(Code that draws figures)
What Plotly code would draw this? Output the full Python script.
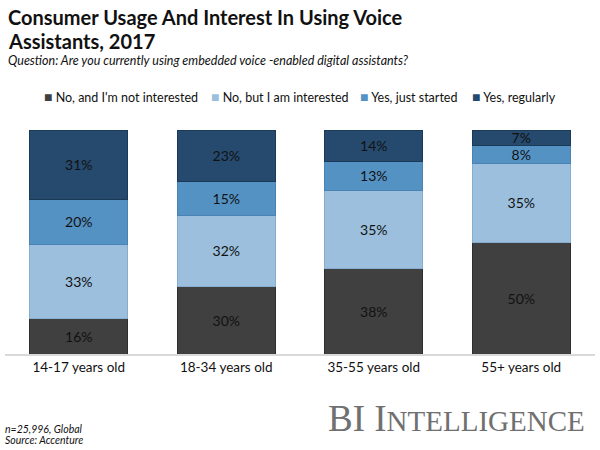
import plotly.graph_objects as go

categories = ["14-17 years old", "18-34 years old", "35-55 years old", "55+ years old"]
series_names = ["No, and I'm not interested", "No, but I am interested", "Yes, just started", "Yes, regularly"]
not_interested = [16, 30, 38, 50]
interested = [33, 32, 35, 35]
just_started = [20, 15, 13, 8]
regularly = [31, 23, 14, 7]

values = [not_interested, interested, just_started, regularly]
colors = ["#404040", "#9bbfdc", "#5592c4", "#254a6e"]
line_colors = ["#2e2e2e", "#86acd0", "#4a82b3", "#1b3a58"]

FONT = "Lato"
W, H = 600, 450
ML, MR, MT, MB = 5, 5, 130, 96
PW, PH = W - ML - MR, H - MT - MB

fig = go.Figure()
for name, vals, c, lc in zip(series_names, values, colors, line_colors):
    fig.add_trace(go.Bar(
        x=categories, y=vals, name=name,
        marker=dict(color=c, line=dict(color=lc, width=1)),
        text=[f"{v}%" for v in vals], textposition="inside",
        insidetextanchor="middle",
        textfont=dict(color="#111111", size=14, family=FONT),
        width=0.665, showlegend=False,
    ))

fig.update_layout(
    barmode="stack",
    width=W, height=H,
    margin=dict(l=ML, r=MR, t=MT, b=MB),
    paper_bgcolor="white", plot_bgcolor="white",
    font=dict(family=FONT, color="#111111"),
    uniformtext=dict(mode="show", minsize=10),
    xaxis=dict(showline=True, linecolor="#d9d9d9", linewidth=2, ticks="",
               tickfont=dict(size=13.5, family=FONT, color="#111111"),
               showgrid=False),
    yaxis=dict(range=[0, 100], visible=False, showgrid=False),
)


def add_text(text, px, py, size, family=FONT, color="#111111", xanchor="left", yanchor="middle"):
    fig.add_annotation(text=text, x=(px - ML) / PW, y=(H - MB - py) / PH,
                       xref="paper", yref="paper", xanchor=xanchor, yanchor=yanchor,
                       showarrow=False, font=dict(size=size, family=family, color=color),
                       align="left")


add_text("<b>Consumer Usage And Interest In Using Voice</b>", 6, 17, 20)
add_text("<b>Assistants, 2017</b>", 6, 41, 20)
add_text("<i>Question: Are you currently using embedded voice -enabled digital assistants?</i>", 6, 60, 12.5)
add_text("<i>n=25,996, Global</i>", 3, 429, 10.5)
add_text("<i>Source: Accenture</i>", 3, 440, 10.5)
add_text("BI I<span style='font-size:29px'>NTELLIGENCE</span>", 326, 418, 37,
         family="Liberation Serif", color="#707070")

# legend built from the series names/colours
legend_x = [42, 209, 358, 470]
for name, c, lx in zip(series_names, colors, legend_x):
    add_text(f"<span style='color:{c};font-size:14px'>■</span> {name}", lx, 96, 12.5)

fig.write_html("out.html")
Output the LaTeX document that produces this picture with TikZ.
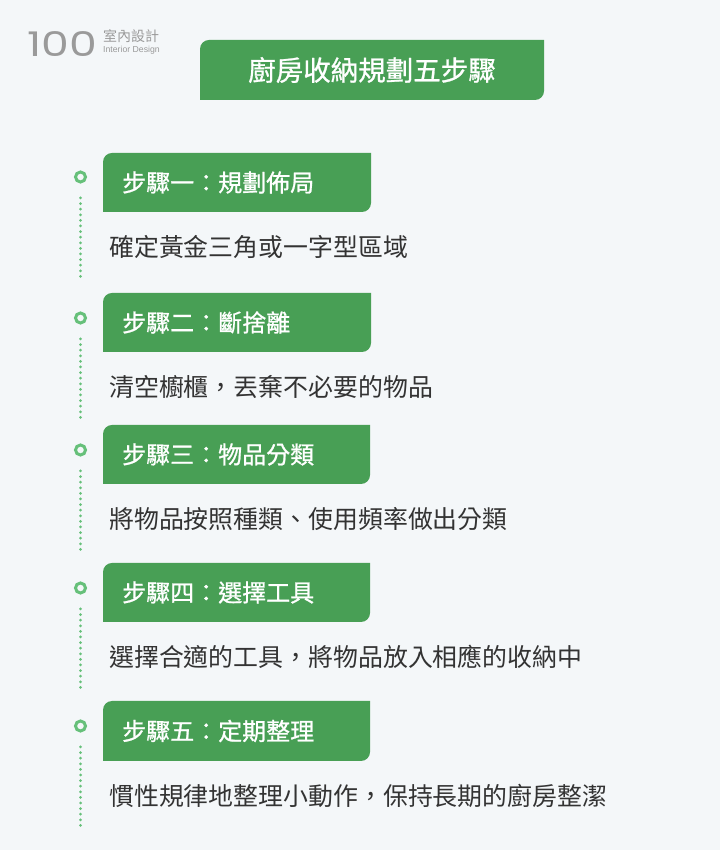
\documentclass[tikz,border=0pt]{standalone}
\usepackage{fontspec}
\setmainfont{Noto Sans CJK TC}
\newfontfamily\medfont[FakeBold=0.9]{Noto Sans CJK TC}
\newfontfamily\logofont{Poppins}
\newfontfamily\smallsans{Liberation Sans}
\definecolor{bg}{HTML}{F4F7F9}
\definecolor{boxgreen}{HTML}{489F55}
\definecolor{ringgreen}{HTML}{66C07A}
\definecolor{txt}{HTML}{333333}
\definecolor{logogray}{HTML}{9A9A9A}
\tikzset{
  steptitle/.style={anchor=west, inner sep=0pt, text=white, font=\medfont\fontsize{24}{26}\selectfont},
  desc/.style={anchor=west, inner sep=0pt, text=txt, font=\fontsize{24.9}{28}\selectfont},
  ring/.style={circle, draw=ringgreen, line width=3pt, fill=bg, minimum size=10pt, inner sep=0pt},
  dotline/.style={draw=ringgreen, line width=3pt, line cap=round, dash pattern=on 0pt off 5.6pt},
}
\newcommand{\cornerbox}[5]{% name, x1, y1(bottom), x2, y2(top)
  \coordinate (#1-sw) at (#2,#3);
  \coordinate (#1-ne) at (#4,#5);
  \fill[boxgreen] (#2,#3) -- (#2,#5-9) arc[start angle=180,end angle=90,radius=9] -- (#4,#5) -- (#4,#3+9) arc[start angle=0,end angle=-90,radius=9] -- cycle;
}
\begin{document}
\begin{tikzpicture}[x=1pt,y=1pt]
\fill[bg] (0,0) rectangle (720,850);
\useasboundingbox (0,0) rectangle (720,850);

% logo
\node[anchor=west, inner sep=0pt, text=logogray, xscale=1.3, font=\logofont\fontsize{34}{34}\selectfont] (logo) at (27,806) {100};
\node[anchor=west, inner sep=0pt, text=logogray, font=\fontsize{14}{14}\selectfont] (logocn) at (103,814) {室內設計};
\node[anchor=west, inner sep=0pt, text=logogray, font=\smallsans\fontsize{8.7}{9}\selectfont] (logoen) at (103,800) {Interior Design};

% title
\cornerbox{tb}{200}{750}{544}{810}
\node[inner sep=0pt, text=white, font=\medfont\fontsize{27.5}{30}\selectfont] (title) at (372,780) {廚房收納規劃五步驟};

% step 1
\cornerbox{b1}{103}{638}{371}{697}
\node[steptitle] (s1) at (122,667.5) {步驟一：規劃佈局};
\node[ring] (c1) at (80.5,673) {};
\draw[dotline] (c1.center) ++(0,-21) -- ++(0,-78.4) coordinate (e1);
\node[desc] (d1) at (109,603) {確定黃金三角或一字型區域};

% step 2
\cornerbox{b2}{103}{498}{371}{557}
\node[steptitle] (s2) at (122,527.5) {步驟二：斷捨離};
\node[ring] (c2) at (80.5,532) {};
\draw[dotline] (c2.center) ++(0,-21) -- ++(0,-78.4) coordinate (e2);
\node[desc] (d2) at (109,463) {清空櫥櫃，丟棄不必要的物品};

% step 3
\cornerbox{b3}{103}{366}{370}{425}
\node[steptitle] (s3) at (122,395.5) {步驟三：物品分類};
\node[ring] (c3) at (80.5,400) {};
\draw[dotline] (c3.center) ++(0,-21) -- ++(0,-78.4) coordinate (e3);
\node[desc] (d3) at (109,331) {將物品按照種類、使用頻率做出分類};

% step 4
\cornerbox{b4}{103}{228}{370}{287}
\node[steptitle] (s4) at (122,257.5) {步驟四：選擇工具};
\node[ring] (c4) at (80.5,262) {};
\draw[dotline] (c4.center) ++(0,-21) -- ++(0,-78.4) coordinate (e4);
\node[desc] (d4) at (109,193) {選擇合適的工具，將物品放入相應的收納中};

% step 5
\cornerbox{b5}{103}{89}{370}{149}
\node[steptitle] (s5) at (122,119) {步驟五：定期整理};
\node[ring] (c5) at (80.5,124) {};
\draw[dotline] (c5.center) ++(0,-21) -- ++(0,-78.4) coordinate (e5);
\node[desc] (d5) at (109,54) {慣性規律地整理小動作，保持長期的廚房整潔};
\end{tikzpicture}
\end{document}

▶ WORK REQUIRED:
Reproduce each line word for word and drop the pictures.

▶ WRITTEN ANSWER:
What Plotly code would draw this? Output the full Python script.
import plotly.graph_objects as go

categories = ["14-17 years old", "18-34 years old", "35-55 years old", "55+ years old"]
series_names = ["No, and I'm not interested", "No, but I am interested", "Yes, just started", "Yes, regularly"]
not_interested = [16, 30, 38, 50]
interested = [33, 32, 35, 35]
just_started = [20, 15, 13, 8]
regularly = [31, 23, 14, 7]

values = [not_interested, interested, just_started, regularly]
colors = ["#404040", "#9bbfdc", "#5592c4", "#254a6e"]
line_colors = ["#2e2e2e", "#86acd0", "#4a82b3", "#1b3a58"]

FONT = "Lato"
W, H = 600, 450
ML, MR, MT, MB = 5, 5, 130, 96
PW, PH = W - ML - MR, H - MT - MB

fig = go.Figure()
for name, vals, c, lc in zip(series_names, values, colors, line_colors):
    fig.add_trace(go.Bar(
        x=categories, y=vals, name=name,
        marker=dict(color=c, line=dict(color=lc, width=1)),
        text=[f"{v}%" for v in vals], textposition="inside",
        insidetextanchor="middle",
        textfont=dict(color="#111111", size=14, family=FONT),
        width=0.665, showlegend=False,
    ))

fig.update_layout(
    barmode="stack",
    width=W, height=H,
    margin=dict(l=ML, r=MR, t=MT, b=MB),
    paper_bgcolor="white", plot_bgcolor="white",
    font=dict(family=FONT, color="#111111"),
    uniformtext=dict(mode="show", minsize=10),
    xaxis=dict(showline=True, linecolor="#d9d9d9", linewidth=2, ticks="",
               tickfont=dict(size=13.5, family=FONT, color="#111111"),
               showgrid=False),
    yaxis=dict(range=[0, 100], visible=False, showgrid=False),
)


def add_text(text, px, py, size, family=FONT, color="#111111", xanchor="left", yanchor="middle"):
    fig.add_annotation(text=text, x=(px - ML) / PW, y=(H - MB - py) / PH,
                       xref="paper", yref="paper", xanchor=xanchor, yanchor=yanchor,
                       showarrow=False, font=dict(size=size, family=family, color=color),
                       align="left")


add_text("<b>Consumer Usage And Interest In Using Voice</b>", 6, 17, 20)
add_text("<b>Assistants, 2017</b>", 6, 41, 20)
add_text("<i>Question: Are you currently using embedded voice -enabled digital assistants?</i>", 6, 60, 12.5)
add_text("<i>n=25,996, Global</i>", 3, 429, 10.5)
add_text("<i>Source: Accenture</i>", 3, 440, 10.5)
add_text("BI I<span style='font-size:29px'>NTELLIGENCE</span>", 326, 418, 37,
         family="Liberation Serif", color="#707070")

# legend built from the series names/colours
legend_x = [42, 209, 358, 470]
for name, c, lx in zip(series_names, colors, legend_x):
    add_text(f"<span style='color:{c};font-size:14px'>■</span> {name}", lx, 96, 12.5)

fig.write_html("out.html")
Output the LaTeX document that produces this picture with TikZ.
\documentclass[tikz,border=0pt]{standalone}
\usepackage{fontspec}
\setmainfont{Noto Sans CJK TC}
\newfontfamily\medfont[FakeBold=0.9]{Noto Sans CJK TC}
\newfontfamily\logofont{Poppins}
\newfontfamily\smallsans{Liberation Sans}
\definecolor{bg}{HTML}{F4F7F9}
\definecolor{boxgreen}{HTML}{489F55}
\definecolor{ringgreen}{HTML}{66C07A}
\definecolor{txt}{HTML}{333333}
\definecolor{logogray}{HTML}{9A9A9A}
\tikzset{
  steptitle/.style={anchor=west, inner sep=0pt, text=white, font=\medfont\fontsize{24}{26}\selectfont},
  desc/.style={anchor=west, inner sep=0pt, text=txt, font=\fontsize{24.9}{28}\selectfont},
  ring/.style={circle, draw=ringgreen, line width=3pt, fill=bg, minimum size=10pt, inner sep=0pt},
  dotline/.style={draw=ringgreen, line width=3pt, line cap=round, dash pattern=on 0pt off 5.6pt},
}
\newcommand{\cornerbox}[5]{% name, x1, y1(bottom), x2, y2(top)
  \coordinate (#1-sw) at (#2,#3);
  \coordinate (#1-ne) at (#4,#5);
  \fill[boxgreen] (#2,#3) -- (#2,#5-9) arc[start angle=180,end angle=90,radius=9] -- (#4,#5) -- (#4,#3+9) arc[start angle=0,end angle=-90,radius=9] -- cycle;
}
\begin{document}
\begin{tikzpicture}[x=1pt,y=1pt]
\fill[bg] (0,0) rectangle (720,850);
\useasboundingbox (0,0) rectangle (720,850);

% logo
\node[anchor=west, inner sep=0pt, text=logogray, xscale=1.3, font=\logofont\fontsize{34}{34}\selectfont] (logo) at (27,806) {100};
\node[anchor=west, inner sep=0pt, text=logogray, font=\fontsize{14}{14}\selectfont] (logocn) at (103,814) {室內設計};
\node[anchor=west, inner sep=0pt, text=logogray, font=\smallsans\fontsize{8.7}{9}\selectfont] (logoen) at (103,800) {Interior Design};

% title
\cornerbox{tb}{200}{750}{544}{810}
\node[inner sep=0pt, text=white, font=\medfont\fontsize{27.5}{30}\selectfont] (title) at (372,780) {廚房收納規劃五步驟};

% step 1
\cornerbox{b1}{103}{638}{371}{697}
\node[steptitle] (s1) at (122,667.5) {步驟一：規劃佈局};
\node[ring] (c1) at (80.5,673) {};
\draw[dotline] (c1.center) ++(0,-21) -- ++(0,-78.4) coordinate (e1);
\node[desc] (d1) at (109,603) {確定黃金三角或一字型區域};

% step 2
\cornerbox{b2}{103}{498}{371}{557}
\node[steptitle] (s2) at (122,527.5) {步驟二：斷捨離};
\node[ring] (c2) at (80.5,532) {};
\draw[dotline] (c2.center) ++(0,-21) -- ++(0,-78.4) coordinate (e2);
\node[desc] (d2) at (109,463) {清空櫥櫃，丟棄不必要的物品};

% step 3
\cornerbox{b3}{103}{366}{370}{425}
\node[steptitle] (s3) at (122,395.5) {步驟三：物品分類};
\node[ring] (c3) at (80.5,400) {};
\draw[dotline] (c3.center) ++(0,-21) -- ++(0,-78.4) coordinate (e3);
\node[desc] (d3) at (109,331) {將物品按照種類、使用頻率做出分類};

% step 4
\cornerbox{b4}{103}{228}{370}{287}
\node[steptitle] (s4) at (122,257.5) {步驟四：選擇工具};
\node[ring] (c4) at (80.5,262) {};
\draw[dotline] (c4.center) ++(0,-21) -- ++(0,-78.4) coordinate (e4);
\node[desc] (d4) at (109,193) {選擇合適的工具，將物品放入相應的收納中};

% step 5
\cornerbox{b5}{103}{89}{370}{149}
\node[steptitle] (s5) at (122,119) {步驟五：定期整理};
\node[ring] (c5) at (80.5,124) {};
\draw[dotline] (c5.center) ++(0,-21) -- ++(0,-78.4) coordinate (e5);
\node[desc] (d5) at (109,54) {慣性規律地整理小動作，保持長期的廚房整潔};
\end{tikzpicture}
\end{document}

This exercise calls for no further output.